Is there really a better time to exercise? Will lifting weights make you bulk up? Does muscle really turn to fat when you stop exercising? Do longer workouts mean better results? It can be hard to sort the exercise fact from fiction. There are many myths out there about the exercise.
Myth 1: The longer the workout, the better
Longer does not always mean better. The length of your workout should be inversely related to the intensity of it. If you’re doing a low-intensity workout, like a yoga class, it’s ok to spend more time on the mat. However, if you’re doing high-intensity aerobics, stick to a relatively short workout length of 20-30 minutes. It’s all about knowing what your body can safely handle. Working out for hours on end can be more detrimental than helpful.
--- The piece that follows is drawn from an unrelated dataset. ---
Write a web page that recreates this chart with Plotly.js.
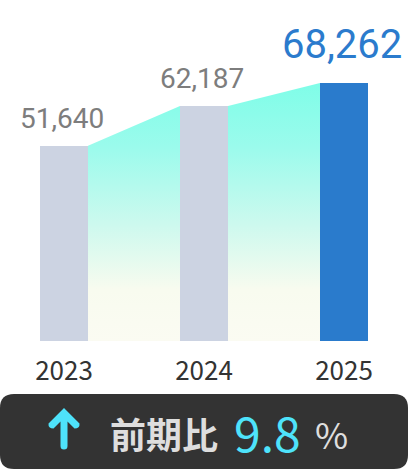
<!DOCTYPE html>
<html>
<head>
<meta charset="utf-8">
<script src="https://cdn.plot.ly/plotly-3.0.1.min.js"></script>
<style>
  html, body { margin: 0; padding: 0; background: #fff; }
  #plot { width: 408px; height: 470px; }
</style>
</head>
<body>
<div id="plot"></div>
<script>
// sales by year, with the YoY change shown in the dark strip under the chart
const years = ['2023', '2024', '2025'];
const sales = [51640, 62187, 68262];
const yoyLabel = '前期比';
const yoyValue = '9.8';
const yoyUnit = '%';

const W = 408, H = 470;
const plotH = 341;            // baseline of the bars, in px from the top
const barW = 48 / 140;        // bar width in category units

// px -> paper helpers for the things drawn under the plot area
const px = (x) => x / W;
const py = (y) => (plotH - y) / plotH;
const pt = (x, y) => px(x) + ',' + py(y);

const xs = years.map((_, i) => i);
const maxVal = Math.max(...sales);

const bars = {
  type: 'bar',
  x: xs,
  y: sales,
  width: barW,
  marker: {
    color: sales.map((_, i) => i === sales.length - 1 ? '#2a7bcc' : '#ccd3e2'),
    line: { width: 0 },
  },
  hoverinfo: 'skip',
  showlegend: false,
};

// gradient band joining the tops of neighbouring bars
const bands = [];
for (let i = 0; i < sales.length - 1; i++) {
  bands.push({
    type: 'scatter',
    mode: 'none',
    x: [xs[i] + barW / 2, xs[i + 1] - barW / 2],
    y: [sales[i], sales[i + 1]],
    fill: 'tozeroy',
    fillgradient: {
      type: 'vertical',
      start: 0,
      stop: maxVal,
      colorscale: [
        [0, '#fbfbf2'],
        [0.2, '#f8fbef'],
        [0.45, '#cdf9ee'],
        [0.75, '#9bfbec'],
        [1, '#7ffde8'],
      ],
    },
    hoverinfo: 'skip',
    showlegend: false,
  });
}

const annotations = sales.map((v, i) => {
  const last = i === sales.length - 1;
  return {
    x: xs[i], y: v, xref: 'x', yref: 'y',
    text: v.toLocaleString('en-US'),
    showarrow: false,
    xanchor: 'center', yanchor: 'bottom',
    xshift: -2,
    yshift: last ? 13 : 9,
    font: { family: 'Roboto', size: last ? 40 : 28, color: last ? '#2b7bcd' : '#7d7d7d' },
  };
});

annotations.push(
  {
    x: px(164), y: py(433), xref: 'paper', yref: 'paper',
    text: '<b>' + yoyLabel + '</b>', showarrow: false,
    xanchor: 'center', yanchor: 'middle',
    font: { family: 'Noto Sans CJK JP', size: 36, color: '#dedede' },
  },
  {
    x: px(267), y: py(431), xref: 'paper', yref: 'paper',
    text: yoyValue, showarrow: false,
    xanchor: 'center', yanchor: 'middle',
    font: { family: 'Noto Sans CJK JP', size: 48, color: '#4ee3fb' },
  },
  {
    x: px(331), y: py(433), xref: 'paper', yref: 'paper',
    text: yoyUnit, showarrow: false,
    xanchor: 'center', yanchor: 'middle',
    font: { family: 'Noto Sans CJK JP', size: 36, color: '#dedede' },
  }
);

// rounded dark strip
const r = 14, bx0 = 0, bx1 = W, by0 = 394, by1 = 469;
const boxPath =
  'M' + pt(bx0 + r, by0) +
  ' L' + pt(bx1 - r, by0) +
  ' Q' + pt(bx1, by0) + ' ' + pt(bx1, by0 + r) +
  ' L' + pt(bx1, by1 - r) +
  ' Q' + pt(bx1, by1) + ' ' + pt(bx1 - r, by1) +
  ' L' + pt(bx0 + r, by1) +
  ' Q' + pt(bx0, by1) + ' ' + pt(bx0, by1 - r) +
  ' L' + pt(bx0, by0 + r) +
  ' Q' + pt(bx0, by0) + ' ' + pt(bx0 + r, by0) + ' Z';

// up arrow
const arrowPath =
  'M' + pt(64, 408) +
  ' L' + pt(79.5, 423.5) +
  ' Q' + pt(80, 428.5) + ' ' + pt(74.5, 428.5) +
  ' L' + pt(67.5, 421.5) +
  ' L' + pt(67.5, 446) +
  ' Q' + pt(67.5, 449.5) + ' ' + pt(64, 449.5) +
  ' Q' + pt(60.5, 449.5) + ' ' + pt(60.5, 446) +
  ' L' + pt(60.5, 421.5) +
  ' L' + pt(53.5, 428.5) +
  ' Q' + pt(48, 428.5) + ' ' + pt(48.5, 423.5) + ' Z';

const layout = {
  width: W,
  height: H,
  margin: { l: 0, r: 0, t: 0, b: H - plotH },
  paper_bgcolor: '#ffffff',
  plot_bgcolor: '#ffffff',
  showlegend: false,
  bargap: 0,
  xaxis: {
    range: [-64 / 140, (W - 64) / 140],
    tickvals: xs,
    ticktext: years,
    ticks: '',
    showgrid: false,
    zeroline: false,
    showline: false,
    ticklabelstandoff: 12,
    tickfont: { family: 'Noto Sans CJK JP', size: 26, color: '#333333' },
    fixedrange: true,
  },
  yaxis: {
    range: [0, maxVal * plotH / 258],
    visible: false,
    showgrid: false,
    zeroline: false,
    fixedrange: true,
  },
  shapes: [
    { type: 'path', xref: 'paper', yref: 'paper', path: boxPath,
      fillcolor: '#333333', line: { width: 0 }, layer: 'above' },
    { type: 'path', xref: 'paper', yref: 'paper', path: arrowPath,
      fillcolor: '#4ee3fb', line: { width: 0 }, layer: 'above' },
  ],
  annotations: annotations,
};

Plotly.newPlot('plot', [...bands, bars], layout, { staticPlot: true, displayModeBar: false });
</script>
</body>
</html>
Myth 2: People who exercise need less sleep
People who exercise need ‘more’ sleep than those who don’t. However, one of the benefits of regular exercise is that you are going to fall asleep faster and you are going to sleep more deeply, so you are going to have more restful sleep.
Myth 3: Exercising after meals is better than before
Exercising before or after meals is okay; the main thing to consider is that you do not skip meals and that you leave enough time for digestion before your workout. For a large meal this could mean about 3-4 hours, and for a small meal about 2-3 hours. However, some people can snack right before a workout as well, so it really depends on the individual.
Myth 4: You have to exercise for 20 minutes in order to burn fat
False! Each one of us has a different point where our bodies start burning fat. This is partly determined by genetics but mostly by fitness level, time and intensity of the workout. What matters at the end of the day is that exercising allows you to burn calories and if you burn more calories than you take in you will lose weight. Any physical activity has an impact on burning calories so every time you move, it’s worth it.
Myth 5: Walking isn’t good exercise
Walking is a great form of exercise and can be effective at improving overall health for many individuals. Walking improves cardiovascular factors such as cholesterol and blood pressure; protects against obesity and diabetes; and protects against depression. The best part about walking is that it’s light on the joints and can be done every day, virtually anywhere. Walking is an ideal mode of transportation and a great way to expend extra calories throughout the day.